Wednesday, April 2, 2014

Review of Live by Night by Dennis Lehane (2012, Abacus)


The mid 1920s and Joe Coughlin, the son of a deputy superintendent in the Boston police, has been running wild since he was thirteen with his friends Dion and Paolo.  Still in their teens, they hold up a speakeasy owned by local Irish mafia boss, Albert White.  During the raid, Joe meets Emma Gould, White’s mistress, and vows to get to know her better.  A few days later he tracks her down and they start an affair.  Stealing cash from White is a bad idea, stealing his girl is suicidal.  Joe’s plan is for one last robbery, then to run off with Emma.  Instead, he ends up in prison, where as the son of a cop, he’s highly vulnerable.  His strategy is to do whatever it takes to survive and he’s soon on the path to becoming a made-man.  On release he’s asked to run Albert White, who’s moved to Tampa, out of town and to build up the Italian Mob’s rum-making operation.  Joe would like to think that he’s an outlaw, but he knows he’s become a gangster, someone who lives by night, outside of the rules of the day.  He also knows that he’s now the boss in an enterprise that specialises in violence, double-crossing and greed, and that to survive and prosper he needs to be ruthless and committed and to jettison his innate compassion.

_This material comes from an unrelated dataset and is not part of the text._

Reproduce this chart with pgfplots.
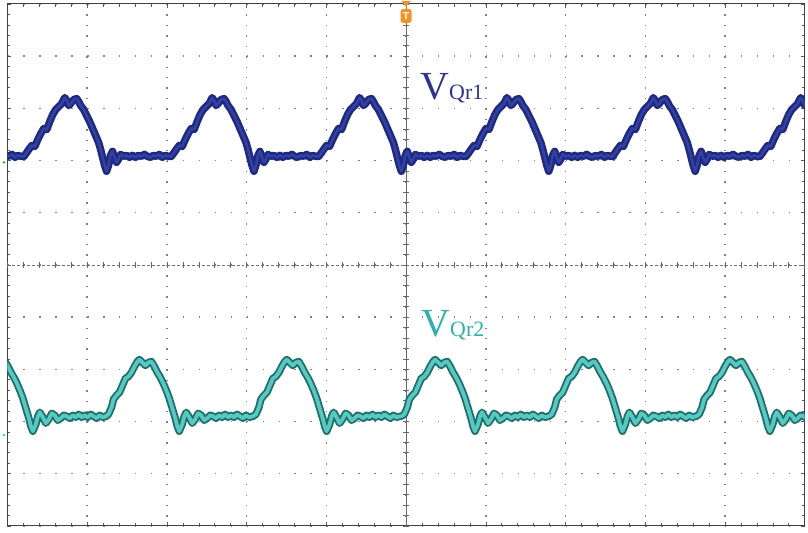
\documentclass[border=0pt]{standalone}
\usepackage{pgfplots}
\pgfplotsset{compat=1.18}
\usepackage{pgfplotstable}
\usepackage{fontspec}
\setmainfont{Liberation Serif}
\definecolor{upout}{HTML}{1E2A82}
\definecolor{upin}{HTML}{3342A2}
\definecolor{loout}{HTML}{1F6E6A}
\definecolor{loin}{HTML}{55C9C2}
\definecolor{lblone}{HTML}{2E3192}
\definecolor{lbltwo}{HTML}{2FB0A8}
\definecolor{trig}{HTML}{F39325}

% upper trace (V_Qr1): one period, x relative to the dip, y in screen px
\pgfplotstableread{
x y
-83 157
-80 153
-78 150
-75 146
-72 147
-69 140
-66 134
-63 129
-60 130
-57 122
-54 115
-51 110
-48 107
-45 104
-42 98
-40 101
-38 106
-36 104
-33 100
-30 99
-28 102
-26 106
-23 110
-20 116
-17 122
-14 129
-11 136
-8 143
-6 150
-4 158
-2 166
0 172
2 166
4 156
6 152
8 158
10 163
12 160
14 155
17 157
20 156
23 158
26 156
29 158
32 156
35 157
38 155
41 157
44 158
47 156
50 157
53 155
56 158
59 156
62 157
65 157
}\uppertab

% lower trace (V_Qr2)
\pgfplotstableread{
x y
-74 418
-71 416
-68 409
-66 401
-63 397
-60 394
-57 387
-54 380
-51 378
-48 374
-45 368
-42 363
-40 361
-37 364
-34 367
-31 364
-28 363
-25 368
-22 374
-19 379
-16 385
-13 392
-10 400
-7 410
-4 420
-2 428
0 433
3 426
5 418
7 414
10 419
13 425
16 421
19 415
22 417
25 422
28 420
31 417
34 418
37 420
40 417
43 419
46 416
49 419
52 417
55 419
58 416
61 418
64 420
67 417
70 419
74 418
}\lowertab

\begin{document}
\begin{tikzpicture}
\begin{axis}[name=ax,
  scale only axis, width=800.5pt, height=524pt,
  xmin=7.5, xmax=808, ymin=4, ymax=528, y dir=reverse,
  axis lines=box,
  xtick={7.5,87.55,...,808.1}, ytick={4,56.4,...,528.1},
  xticklabels={}, yticklabels={},
  minor x tick num=4, minor y tick num=4,
  tick align=inside, major tick length=4pt, minor tick length=3pt,
  tick style={black!65, line width=0.6pt},
  grid=major,
  x grid style={black!50, line width=1.4pt, dash pattern=on 1.4pt off 9.08pt},
  y grid style={black!50, line width=1.4pt, dash pattern=on 1.4pt off 14.61pt},
  axis line style={black!75, line width=1pt},
  clip mode=individual,
]
% centre cross
\draw[black!60, line width=0.8pt] (axis cs:407.75,4) -- (axis cs:407.75,528);
\draw[black!60, line width=0.6pt] foreach \k in {0,...,50} {(axis cs:404.75,{4+\k*10.48}) -- (axis cs:410.75,{4+\k*10.48})};
\draw[black!55, line width=0.8pt, dash pattern=on 3pt off 2pt] (axis cs:7.5,266) -- (axis cs:808,266);
\draw[black!60, line width=0.6pt] foreach \k in {0,...,50} {(axis cs:{7.5+\k*16.01},263) -- (axis cs:{7.5+\k*16.01},269)};

% traces
\pgfplotsinvokeforeach{-41,107,255,403,551,698,846}{
  \addplot[upout, line width=7.5pt, line join=round, line cap=round] table[x expr=\thisrow{x}+(#1), y=y] {\uppertab};
}
\pgfplotsinvokeforeach{-41,107,255,403,551,698,846}{
  \addplot[upin, line width=2.5pt, line join=round, line cap=round] table[x expr=\thisrow{x}+(#1), y=y] {\uppertab};
}
\pgfplotsinvokeforeach{33,180,328,477,625,773}{
  \addplot[loout, line width=7.5pt, line join=round, line cap=round] table[x expr=\thisrow{x}+(#1), y=y] {\lowertab};
}
\pgfplotsinvokeforeach{33,180,328,477,625,773}{
  \addplot[loin, line width=3.8pt, line join=round, line cap=round] table[x expr=\thisrow{x}+(#1), y=y] {\lowertab};
}

% trigger marker
\fill[trig] (axis cs:403,1) -- (axis cs:412.5,1) -- (axis cs:407.75,7) -- cycle;
\node[fill=trig, rounded corners=2.5pt, minimum width=11pt, minimum height=14pt, inner sep=0pt, text=white, font=\sffamily\bfseries\fontsize{10}{10}\selectfont] at (axis cs:407.75,16) {T};

% channel ground markers
\fill[green!60!black] (axis cs:4,163) circle (1.2pt);
\fill[loin] (axis cs:4,437) circle (1.5pt);

% labels
\node[anchor=base west, inner sep=0pt, text=lblone] at (axis cs:422,100) {\fontsize{40}{40}\selectfont V\fontsize{22}{22}\selectfont Qr1};
\node[anchor=base west, inner sep=0pt, text=lbltwo] at (axis cs:423,338) {\fontsize{40}{40}\selectfont V\fontsize{22}{22}\selectfont Qr2};
\end{axis}
\path ([shift={(-7.5pt,-2pt)}]ax.south west) rectangle ([shift={(0pt,4pt)}]ax.north east);
\end{tikzpicture}
\end{document}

Most crime stories take place over the course of a few days or weeks.  Live by Night is much more ambitious in its scope, following the life of Joe Coughlin from small time crook to feared gangster boss over a ten year period, tracing his ups and downs, and exploring themes of family, loyalty, betrayal, revenge, love, compassion, and violence.  Despite the fact that Coughlin’s life is full of incident, Lehane manages to pack an awful lot into 500 pages without ever rushing or skimping on detail.  Indeed, a real strength of the book is how he manages to deal with the temporal shifts across years and incidents to create a smooth overarching narrative that always keeps the reader engaged. It took me a little bit of time to warm to Coughlin and the story, but the story soon becomes compelling.  And whilst there are plenty of twists and turns, the plot is coherent and does not rely on coincidence or plot devices, and does not get sidetracked with subplots.  The characterisation is well penned, especially Coughlin, who develops and matures over time, his friend Dion, Graciela, Albert White and Maso, who are all alive on the page and have back stories, and even the minor characters have some depth.  Throughout there’s a good sense of time (prohibition period), place (Boston, Tampa and Cuba) and social context (race, politics, crime).  If you’re looking for a 1920/30s gangster story with some heart and depth, or a crime story that is expansive in scope, then Live by Night will be just your ticket. 

2 comments:

jiescribano said...

Thanks for your review, Rob. I have some doubts about this book. I had read a couple of dissenting reviews. Now Im decided to read it.

Ray Kolb said...

Glad you liked the novel, Rob. I enjoyed it and it was nice to see Lehane back in good form. His best book since Mystic River, I thought.